** begin **

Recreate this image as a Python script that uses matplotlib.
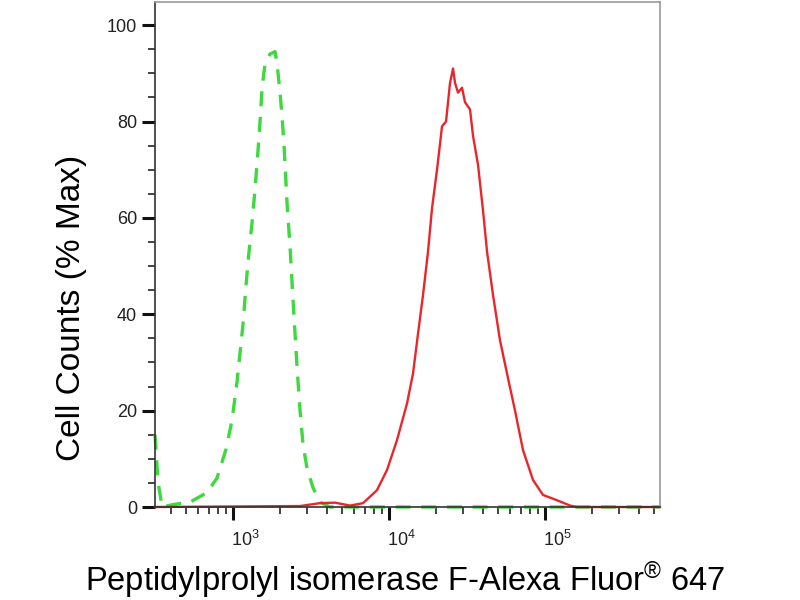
import numpy as np
import matplotlib
matplotlib.use('Agg')
import matplotlib.pyplot as plt
import matplotlib.transforms as mtransforms
from matplotlib.ticker import LogLocator, FixedLocator, MultipleLocator

plt.rcParams['font.family'] = ['Liberation Sans', 'DejaVu Sans']
plt.rcParams['mathtext.fontset'] = 'custom'
plt.rcParams['mathtext.rm'] = 'Liberation Sans'
plt.rcParams['mathtext.it'] = 'Liberation Sans'

# Isotype control (green, dashed) - intensity vs % max
ctrl_x = [316, 331, 351, 412, 529, 681, 789, 902, 985, 1061, 1109, 1159,
          1211, 1266, 1324, 1384, 1446, 1490, 1535, 1604, 1727, 1858, 1915,
          2001, 2062, 2123, 2220, 2320, 2424, 2573, 2689, 2810, 2981, 3257,
          3612, 4186, 546000]
ctrl_y = [15, 5, 0, 0.5, 1, 3, 6, 12, 18, 26, 32, 38,
          46, 53, 59, 66, 74, 80, 87, 92, 94, 94.5, 92,
          86, 81, 75, 63, 54, 43, 29, 20, 13, 8, 4,
          1, 0, 0]

# Stained sample (red, solid)
smp_x = [316, 2689, 3612, 4506, 5623, 6813, 8375, 9710, 11253, 13045, 14249,
         15346, 16517, 17783, 18862, 20312, 21864, 23199, 23892, 24603, 25722,
         26493, 27690, 29376, 30706, 33058, 34559, 37199, 40055, 42487, 46416,
         51453, 57069, 64222, 72277, 83783, 97096, 119400, 144670, 160360,
         546000]
smp_y = [0, 0.2, 0.8, 0.9, 0.3, 0.8, 3.5, 7.7, 13.9, 21.5, 27.7,
         36, 44, 53, 62, 70, 79, 80, 84, 88, 91,
         88, 86, 87, 84, 82.5, 77, 71, 61.5, 53, 44,
         34.6, 27.7, 20, 11.8, 5.6, 2.5, 1.4, 0.3, 0,
         0]

fig = plt.figure(figsize=(8, 6), dpi=100)
ax = fig.add_axes([155/800, 93/600, 505/800, 505/600])

ax.plot(ctrl_x, ctrl_y, color='#3fd93f', lw=2.4, ls=(0, (4.5, 3.2)), clip_on=False)
ax.plot(smp_x, smp_y, color='#e8262b', lw=1.7, clip_on=False)

ax.set_xscale('log')
ax.set_xlim(316, 546000)
ax.set_ylim(0, 104.8)

ax.xaxis.set_major_locator(FixedLocator([1e3, 1e4, 1e5]))
ax.xaxis.set_minor_locator(LogLocator(base=10, subs=np.arange(2, 10), numticks=20))
ax.set_xticklabels(['$10^3$', '$10^4$', '$10^5$'])
ax.yaxis.set_major_locator(MultipleLocator(20))
ax.yaxis.set_minor_locator(MultipleLocator(5))

ax.tick_params(which='major', length=9.5, width=2.2, color='#111111', labelsize=13,
               labelcolor='#222222')
ax.tick_params(which='minor', length=5, width=1.1, color='#111111')
ax.tick_params(axis='x', which='major', pad=7, labelsize=13)

# shift x tick labels a bit to the right like the reference
offset = mtransforms.ScaledTranslation(12/100, 0, fig.dpi_scale_trans)
for lab in ax.get_xticklabels():
    lab.set_transform(lab.get_transform() + offset)

for side in ['left', 'bottom']:
    ax.spines[side].set_color('#333333')
    ax.spines[side].set_linewidth(1.2)
for side in ['top', 'right']:
    ax.spines[side].set_color('#999999')
    ax.spines[side].set_linewidth(1.2)

ax.set_ylabel('Cell Counts (% Max)', fontsize=24)
ax.yaxis.set_label_coords(-0.135, 0.394)
ax.set_xlabel('Peptidylprolyl isomerase F-Alexa Fluor$^{\\mathrm{®}}$ 647', fontsize=23.5)
ax.xaxis.set_label_coords(0.495, -0.103)
ax.xaxis.label.set_va('top')

fig.savefig('out.png', dpi=100)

** end **

GOAL: Copy out each line exactly, without the pictures.

ANSWER TO THE TASK:
Recreate this image as a Python script that uses matplotlib.
import numpy as np
import matplotlib
matplotlib.use('Agg')
import matplotlib.pyplot as plt
import matplotlib.transforms as mtransforms
from matplotlib.ticker import LogLocator, FixedLocator, MultipleLocator

plt.rcParams['font.family'] = ['Liberation Sans', 'DejaVu Sans']
plt.rcParams['mathtext.fontset'] = 'custom'
plt.rcParams['mathtext.rm'] = 'Liberation Sans'
plt.rcParams['mathtext.it'] = 'Liberation Sans'

# Isotype control (green, dashed) - intensity vs % max
ctrl_x = [316, 331, 351, 412, 529, 681, 789, 902, 985, 1061, 1109, 1159,
          1211, 1266, 1324, 1384, 1446, 1490, 1535, 1604, 1727, 1858, 1915,
          2001, 2062, 2123, 2220, 2320, 2424, 2573, 2689, 2810, 2981, 3257,
          3612, 4186, 546000]
ctrl_y = [15, 5, 0, 0.5, 1, 3, 6, 12, 18, 26, 32, 38,
          46, 53, 59, 66, 74, 80, 87, 92, 94, 94.5, 92,
          86, 81, 75, 63, 54, 43, 29, 20, 13, 8, 4,
          1, 0, 0]

# Stained sample (red, solid)
smp_x = [316, 2689, 3612, 4506, 5623, 6813, 8375, 9710, 11253, 13045, 14249,
         15346, 16517, 17783, 18862, 20312, 21864, 23199, 23892, 24603, 25722,
         26493, 27690, 29376, 30706, 33058, 34559, 37199, 40055, 42487, 46416,
         51453, 57069, 64222, 72277, 83783, 97096, 119400, 144670, 160360,
         546000]
smp_y = [0, 0.2, 0.8, 0.9, 0.3, 0.8, 3.5, 7.7, 13.9, 21.5, 27.7,
         36, 44, 53, 62, 70, 79, 80, 84, 88, 91,
         88, 86, 87, 84, 82.5, 77, 71, 61.5, 53, 44,
         34.6, 27.7, 20, 11.8, 5.6, 2.5, 1.4, 0.3, 0,
         0]

fig = plt.figure(figsize=(8, 6), dpi=100)
ax = fig.add_axes([155/800, 93/600, 505/800, 505/600])

ax.plot(ctrl_x, ctrl_y, color='#3fd93f', lw=2.4, ls=(0, (4.5, 3.2)), clip_on=False)
ax.plot(smp_x, smp_y, color='#e8262b', lw=1.7, clip_on=False)

ax.set_xscale('log')
ax.set_xlim(316, 546000)
ax.set_ylim(0, 104.8)

ax.xaxis.set_major_locator(FixedLocator([1e3, 1e4, 1e5]))
ax.xaxis.set_minor_locator(LogLocator(base=10, subs=np.arange(2, 10), numticks=20))
ax.set_xticklabels(['$10^3$', '$10^4$', '$10^5$'])
ax.yaxis.set_major_locator(MultipleLocator(20))
ax.yaxis.set_minor_locator(MultipleLocator(5))

ax.tick_params(which='major', length=9.5, width=2.2, color='#111111', labelsize=13,
               labelcolor='#222222')
ax.tick_params(which='minor', length=5, width=1.1, color='#111111')
ax.tick_params(axis='x', which='major', pad=7, labelsize=13)

# shift x tick labels a bit to the right like the reference
offset = mtransforms.ScaledTranslation(12/100, 0, fig.dpi_scale_trans)
for lab in ax.get_xticklabels():
    lab.set_transform(lab.get_transform() + offset)

for side in ['left', 'bottom']:
    ax.spines[side].set_color('#333333')
    ax.spines[side].set_linewidth(1.2)
for side in ['top', 'right']:
    ax.spines[side].set_color('#999999')
    ax.spines[side].set_linewidth(1.2)

ax.set_ylabel('Cell Counts (% Max)', fontsize=24)
ax.yaxis.set_label_coords(-0.135, 0.394)
ax.set_xlabel('Peptidylprolyl isomerase F-Alexa Fluor$^{\\mathrm{®}}$ 647', fontsize=23.5)
ax.xaxis.set_label_coords(0.495, -0.103)
ax.xaxis.label.set_va('top')

fig.savefig('out.png', dpi=100)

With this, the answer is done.